### Collected data

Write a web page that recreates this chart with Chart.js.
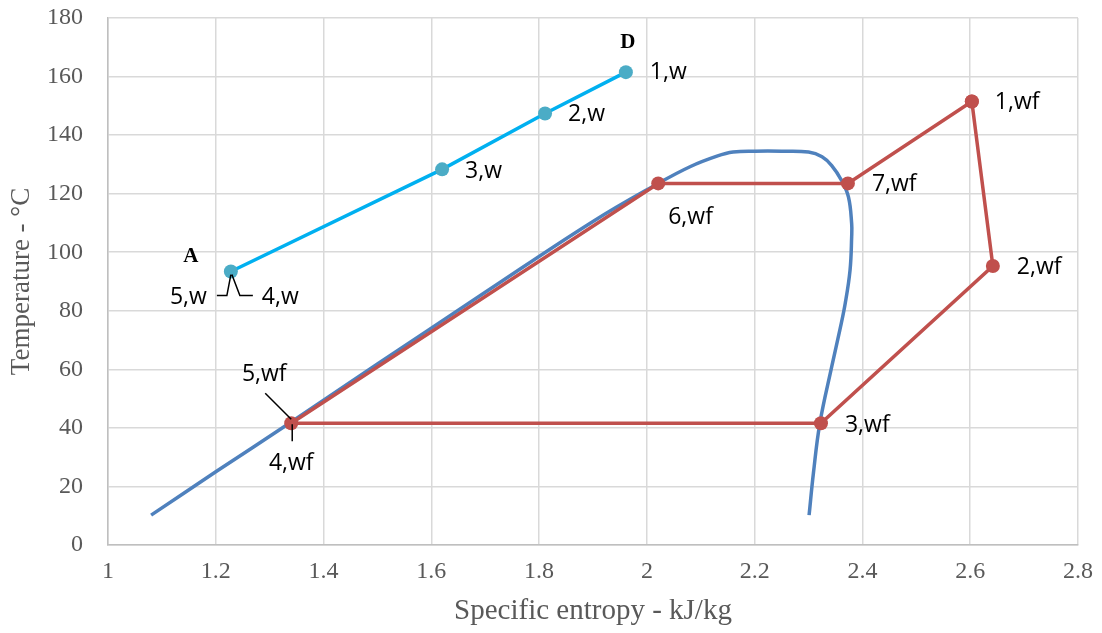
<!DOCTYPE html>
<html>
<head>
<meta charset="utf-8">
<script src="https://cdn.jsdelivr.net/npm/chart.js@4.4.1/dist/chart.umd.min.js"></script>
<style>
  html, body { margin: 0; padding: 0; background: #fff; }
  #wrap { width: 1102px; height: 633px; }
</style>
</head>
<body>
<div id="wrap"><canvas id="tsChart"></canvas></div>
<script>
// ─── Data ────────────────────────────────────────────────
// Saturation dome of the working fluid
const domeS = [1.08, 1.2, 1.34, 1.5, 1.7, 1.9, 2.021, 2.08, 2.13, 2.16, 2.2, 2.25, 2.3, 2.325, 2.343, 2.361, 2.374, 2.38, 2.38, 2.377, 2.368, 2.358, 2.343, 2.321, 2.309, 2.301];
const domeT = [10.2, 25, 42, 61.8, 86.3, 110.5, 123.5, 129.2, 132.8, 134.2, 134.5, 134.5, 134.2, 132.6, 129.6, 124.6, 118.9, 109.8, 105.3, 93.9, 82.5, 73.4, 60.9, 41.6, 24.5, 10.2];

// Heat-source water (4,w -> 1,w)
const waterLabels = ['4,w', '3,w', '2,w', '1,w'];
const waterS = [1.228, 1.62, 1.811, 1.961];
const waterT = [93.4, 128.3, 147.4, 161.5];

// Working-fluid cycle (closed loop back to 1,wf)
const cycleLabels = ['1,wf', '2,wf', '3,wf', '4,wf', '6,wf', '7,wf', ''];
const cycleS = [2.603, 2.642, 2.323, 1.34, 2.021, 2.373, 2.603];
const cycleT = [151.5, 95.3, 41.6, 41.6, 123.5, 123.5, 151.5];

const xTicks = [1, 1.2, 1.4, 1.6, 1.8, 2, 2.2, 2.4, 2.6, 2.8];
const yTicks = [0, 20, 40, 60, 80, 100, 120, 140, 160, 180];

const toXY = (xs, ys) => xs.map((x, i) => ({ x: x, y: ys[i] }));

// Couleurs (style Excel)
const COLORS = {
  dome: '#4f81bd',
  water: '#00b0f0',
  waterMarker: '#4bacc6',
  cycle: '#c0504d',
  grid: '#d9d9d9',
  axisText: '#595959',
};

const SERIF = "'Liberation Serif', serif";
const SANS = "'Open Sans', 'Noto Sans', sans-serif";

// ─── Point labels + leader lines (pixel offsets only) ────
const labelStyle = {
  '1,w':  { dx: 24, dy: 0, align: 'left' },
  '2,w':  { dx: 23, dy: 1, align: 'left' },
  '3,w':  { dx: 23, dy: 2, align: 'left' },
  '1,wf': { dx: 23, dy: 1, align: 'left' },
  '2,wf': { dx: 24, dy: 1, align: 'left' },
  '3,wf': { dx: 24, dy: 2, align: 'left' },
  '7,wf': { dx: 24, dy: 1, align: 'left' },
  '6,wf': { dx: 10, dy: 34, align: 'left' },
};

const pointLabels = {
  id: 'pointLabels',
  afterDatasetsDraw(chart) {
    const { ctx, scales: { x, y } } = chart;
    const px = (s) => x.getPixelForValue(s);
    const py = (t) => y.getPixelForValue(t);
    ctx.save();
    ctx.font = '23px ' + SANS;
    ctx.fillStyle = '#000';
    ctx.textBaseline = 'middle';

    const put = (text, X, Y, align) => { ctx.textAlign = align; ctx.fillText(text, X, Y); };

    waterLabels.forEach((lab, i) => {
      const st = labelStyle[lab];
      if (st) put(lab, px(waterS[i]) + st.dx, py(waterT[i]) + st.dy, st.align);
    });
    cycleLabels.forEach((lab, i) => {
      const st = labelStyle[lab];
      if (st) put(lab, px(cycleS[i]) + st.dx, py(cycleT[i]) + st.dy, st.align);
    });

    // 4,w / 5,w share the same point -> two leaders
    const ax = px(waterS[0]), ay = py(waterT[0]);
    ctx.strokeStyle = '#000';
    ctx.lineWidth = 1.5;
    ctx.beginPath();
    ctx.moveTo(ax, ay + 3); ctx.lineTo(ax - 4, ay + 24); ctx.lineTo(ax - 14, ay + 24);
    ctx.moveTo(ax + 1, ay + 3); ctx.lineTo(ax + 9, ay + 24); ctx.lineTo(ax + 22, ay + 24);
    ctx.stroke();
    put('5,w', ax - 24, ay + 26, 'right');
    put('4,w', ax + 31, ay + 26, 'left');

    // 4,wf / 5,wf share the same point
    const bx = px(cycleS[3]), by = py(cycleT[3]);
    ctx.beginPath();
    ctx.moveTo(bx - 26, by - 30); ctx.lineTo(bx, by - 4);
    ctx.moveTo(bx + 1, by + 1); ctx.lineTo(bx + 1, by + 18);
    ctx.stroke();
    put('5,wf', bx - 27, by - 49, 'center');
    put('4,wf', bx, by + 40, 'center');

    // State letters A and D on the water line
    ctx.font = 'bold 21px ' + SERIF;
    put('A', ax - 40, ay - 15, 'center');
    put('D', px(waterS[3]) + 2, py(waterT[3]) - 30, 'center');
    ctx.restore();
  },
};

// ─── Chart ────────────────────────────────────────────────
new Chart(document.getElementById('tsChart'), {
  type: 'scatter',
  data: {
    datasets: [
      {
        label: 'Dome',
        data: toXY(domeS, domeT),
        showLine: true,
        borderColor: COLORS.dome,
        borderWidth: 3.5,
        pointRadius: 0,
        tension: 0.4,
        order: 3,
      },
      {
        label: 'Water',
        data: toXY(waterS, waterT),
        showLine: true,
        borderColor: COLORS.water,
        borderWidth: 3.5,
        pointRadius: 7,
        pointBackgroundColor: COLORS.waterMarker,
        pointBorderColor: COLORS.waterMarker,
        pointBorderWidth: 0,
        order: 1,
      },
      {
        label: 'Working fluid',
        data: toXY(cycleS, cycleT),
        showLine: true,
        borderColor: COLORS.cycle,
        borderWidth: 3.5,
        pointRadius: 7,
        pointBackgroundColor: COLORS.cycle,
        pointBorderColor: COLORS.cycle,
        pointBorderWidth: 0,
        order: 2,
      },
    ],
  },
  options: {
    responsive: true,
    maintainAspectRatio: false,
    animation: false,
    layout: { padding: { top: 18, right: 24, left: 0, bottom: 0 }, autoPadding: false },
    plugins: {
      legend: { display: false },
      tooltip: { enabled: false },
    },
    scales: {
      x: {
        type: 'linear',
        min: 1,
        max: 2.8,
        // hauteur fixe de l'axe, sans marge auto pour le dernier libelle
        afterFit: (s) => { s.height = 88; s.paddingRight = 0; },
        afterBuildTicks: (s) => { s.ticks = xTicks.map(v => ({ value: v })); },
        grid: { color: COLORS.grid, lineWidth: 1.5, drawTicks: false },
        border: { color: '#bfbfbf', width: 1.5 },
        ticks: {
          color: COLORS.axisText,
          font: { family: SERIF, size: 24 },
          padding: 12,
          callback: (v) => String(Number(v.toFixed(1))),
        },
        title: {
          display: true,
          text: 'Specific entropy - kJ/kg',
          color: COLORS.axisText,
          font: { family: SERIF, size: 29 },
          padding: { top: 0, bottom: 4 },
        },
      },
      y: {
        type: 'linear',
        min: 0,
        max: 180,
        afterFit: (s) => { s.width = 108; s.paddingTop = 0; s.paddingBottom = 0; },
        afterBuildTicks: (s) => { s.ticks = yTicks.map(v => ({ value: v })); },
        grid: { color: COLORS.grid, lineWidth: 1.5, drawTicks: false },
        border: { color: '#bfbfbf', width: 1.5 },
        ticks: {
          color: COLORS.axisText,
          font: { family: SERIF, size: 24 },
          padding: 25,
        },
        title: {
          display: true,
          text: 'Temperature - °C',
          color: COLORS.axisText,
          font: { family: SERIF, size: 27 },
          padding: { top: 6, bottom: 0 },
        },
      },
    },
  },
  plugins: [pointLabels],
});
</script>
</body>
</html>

######

- _Instruction_:
Give again, word for word, every line from the top of the data through the line with "41.6, 24.5, 10.2];", both ends included, and exclude the pictures.

- _Written answer_:
Write a web page that recreates this chart with Chart.js.
<!DOCTYPE html>
<html>
<head>
<meta charset="utf-8">
<script src="https://cdn.jsdelivr.net/npm/chart.js@4.4.1/dist/chart.umd.min.js"></script>
<style>
  html, body { margin: 0; padding: 0; background: #fff; }
  #wrap { width: 1102px; height: 633px; }
</style>
</head>
<body>
<div id="wrap"><canvas id="tsChart"></canvas></div>
<script>
// ─── Data ────────────────────────────────────────────────
// Saturation dome of the working fluid
const domeS = [1.08, 1.2, 1.34, 1.5, 1.7, 1.9, 2.021, 2.08, 2.13, 2.16, 2.2, 2.25, 2.3, 2.325, 2.343, 2.361, 2.374, 2.38, 2.38, 2.377, 2.368, 2.358, 2.343, 2.321, 2.309, 2.301];
const domeT = [10.2, 25, 42, 61.8, 86.3, 110.5, 123.5, 129.2, 132.8, 134.2, 134.5, 134.5, 134.2, 132.6, 129.6, 124.6, 118.9, 109.8, 105.3, 93.9, 82.5, 73.4, 60.9, 41.6, 24.5, 10.2];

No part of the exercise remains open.